I some times have observed templated CUDA kernel code -
CASE A) template <int M, int N> __global__ void dummyKernel(int a, int b, int c) { // do something }
the above can also be written like
CASE B) __global__ void dummyKernel(int M, int N, int a, int b, int c) { // do something }
Is there any advantage of using templated CUDA kernel ? Is there any advantage of using CASE A) instead of CASE B)
There is often performance advantage for CASE A, as the CUDA compiler, or any C++ compiler for that matter, can trivially propagate compile-time constant template parameters M and N into the function body, where they are propagated further by standard constant-propagation optimizations, which can then can enable a whole slew of other optimizations. Beyond that, use of templating generally allows for shifting some work from run time to compile time by the use of template metaprogramming.
For CASE B, some compilers can create clone instances of a function based on calls with compile-time constant function arguments M and N. I do not know whether the CUDA compiler does that, though. I know for certain that the Intel compilers have included this capability for a long time.
When CUDA transitioned from C to C++ (2008 to 2009, I think), template support was one of the first, if not the first, C++ feature made available, because this is a very powerful tool from a software engineering perspective, in particular when it comes to types as template parameters. As an example, the numerous GEMM variants in CUBLAS were an awful mess of pre-processor directives prior to template support in CUDA.
Modern CUDA is simply a dialect of C++, and most if not all of the best practices regarding the use of C++ language features apply.
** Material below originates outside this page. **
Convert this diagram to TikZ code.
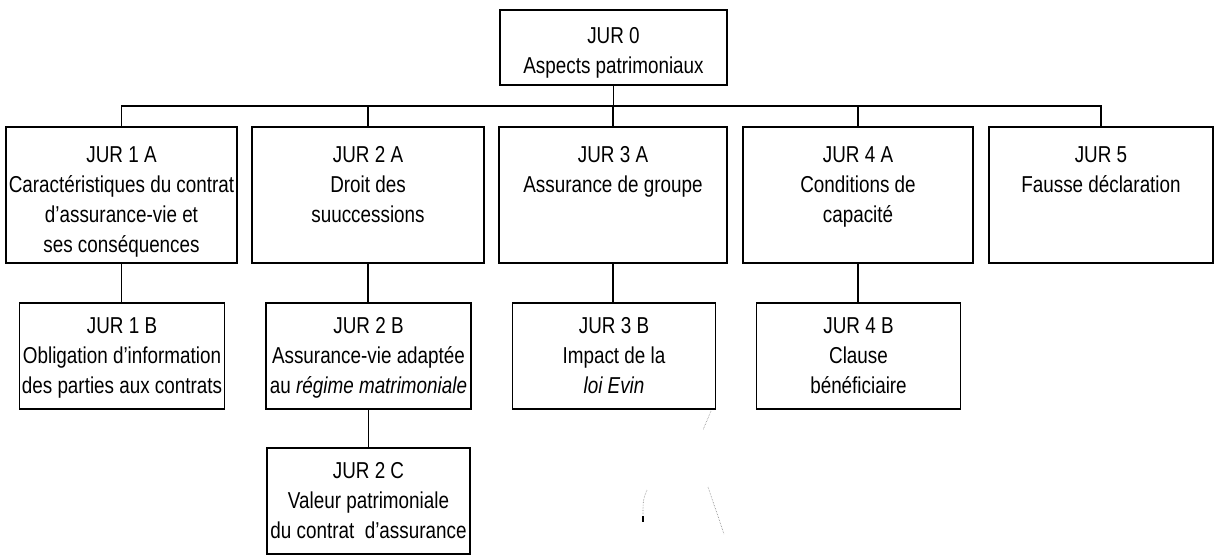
\documentclass[tikz,border=0pt]{standalone}
\usepackage{fontspec}
\setmainfont[FakeStretch=0.82]{Liberation Sans}
\begin{document}
\begin{tikzpicture}[x=1pt,y=-1pt,
  box/.style={draw, line width=1.2pt, rectangle, inner sep=0pt},
  txt/.style={font=\fontsize{23}{30}\selectfont, align=center, inner sep=0pt, anchor=north},
  conn/.style={line width=1.1pt},
  noise/.style={line width=0.6pt, gray, densely dotted}]
\useasboundingbox (0,0) rectangle (1216,557);

% boxes
\node[box, minimum width=227pt, minimum height=75pt] (j0) at (613.5,47.5) {};
\node[box, minimum width=231pt, minimum height=136pt] (j1a) at (121.5,195) {};
\node[box, minimum width=232pt, minimum height=136pt] (j2a) at (368,195) {};
\node[box, minimum width=228pt, minimum height=136pt] (j3a) at (613,195) {};
\node[box, minimum width=230pt, minimum height=136pt] (j4a) at (858,195) {};
\node[box, minimum width=224pt, minimum height=136pt] (j5) at (1101,195) {};
\node[box, minimum width=205pt, minimum height=106pt] (j1b) at (122,356) {};
\node[box, minimum width=205pt, minimum height=106pt] (j2b) at (368.5,356) {};
\node[box, minimum width=203pt, minimum height=106pt] (j3b) at (614,356) {};
\node[box, minimum width=204pt, minimum height=106pt] (j4b) at (858.5,356) {};
\node[box, minimum width=203pt, minimum height=106pt] (j2c) at (368.5,501) {};

% texts
\node[txt] (t0) at ([yshift=-18pt]j0.north) {JUR 0\\Aspects patrimoniaux};
\node[txt] (t1a) at ([yshift=-20pt]j1a.north) {JUR 1 A\\Caractéristiques du contrat\\d'assurance-vie et\\ses conséquences};
\node[txt] (t2a) at ([yshift=-20pt]j2a.north) {JUR 2 A\\Droit des\\suuccessions};
\node[txt] (t3a) at ([yshift=-20pt]j3a.north) {JUR 3 A\\Assurance de groupe};
\node[txt] (t4a) at ([yshift=-20pt]j4a.north) {JUR 4 A\\Conditions de\\capacité};
\node[txt] (t5) at ([yshift=-20pt]j5.north) {JUR 5\\Fausse déclaration};
\node[txt] (t1b) at ([yshift=-15pt]j1b.north) {JUR 1 B\\Obligation d'information\\des parties aux contrats};
\node[txt] (t2b) at ([yshift=-15pt]j2b.north) {JUR 2 B\\Assurance-vie adaptée\\au \textit{régime matrimoniale}};
\node[txt] (t3b) at ([yshift=-15pt]j3b.north) {JUR 3 B\\Impact de la\\\textit{loi Evin}};
\node[txt] (t4b) at ([yshift=-15pt]j4b.north) {JUR 4 B\\Clause\\bénéficiaire};
\node[txt] (t2c) at ([yshift=-15pt]j2c.north) {JUR 2 C\\Valeur patrimoniale\\du contrat\ \ d'assurance};

% connectors
\coordinate (bus) at (613.5,106);
\draw[conn] (j0.south) -- (bus);
\draw[conn] (bus) -| (j1a.north);
\draw[conn] (bus) -| (j2a.north);
\draw[conn] (bus) -| (j3a.north);
\draw[conn] (bus) -| (j4a.north);
\draw[conn] (bus) -| (j5.north);
\draw[conn] (j1a.south) -- (j1a.south |- j1b.north);
\draw[conn] (j2a.south) -- (j2a.south |- j2b.north);
\draw[conn] (j3a.south) -- (j3a.south |- j3b.north);
\draw[conn] (j4a.south) -- (j4a.south |- j4b.north);
\draw[conn] (j2b.south) -- (j2b.south |- j2c.north);

% scan marks
\draw[noise] (711,411) -- (703,430);
\draw[noise] (647,490) .. controls (643,500) .. (643,515);
\draw[line width=1.4pt, black] (643,516) -- (643,522);
\draw[noise] (708,487) -- (724,534);
\end{tikzpicture}
\end{document}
@njuffa just a follow up Question - does templated kernel help, when we receive variables at run time and pass them to the kernel via templates? for example accepting blocksize, grid size at run time and passing them to the kernel via templates? Or using templated kernel has no added advantage whether we receive variables at compile time or run time?
Are these completely random values that occur at run time, or is it one combo from a small pre-determined set of values (say, at most a dozen)?
For the latter case the technique I have used in the past is to explicitly instantiate the template using all possible sets of values, store pointers to these functions in a array, then invoke the appropriate variant at run-time using the function pointer.
If the inputs (here: N, M) are completely random, templating is not applicable unless I am missing something.
To get the best of both worlds you could provide specialized versions (potentially faster) for the most common parameter combinations and one generic routine (potentially slower) that can deal with any combination of input parameters.
You really have to understand, why your specific kernel runs faster with one or more compile-time constant values. Perhaps it is not the blocksize or grid size, which has to be constant for best performance, but some derived value, e.g. number of iterations of an unrolled loop or a stride size, etc. It either has an influence on control flow, changing it from dynamic to static or removing conditional code or it simplifies calculations or saves local registers.
The best solution could also be a mixture, e.g. block size as template parameter and grid size as kernel function parameter.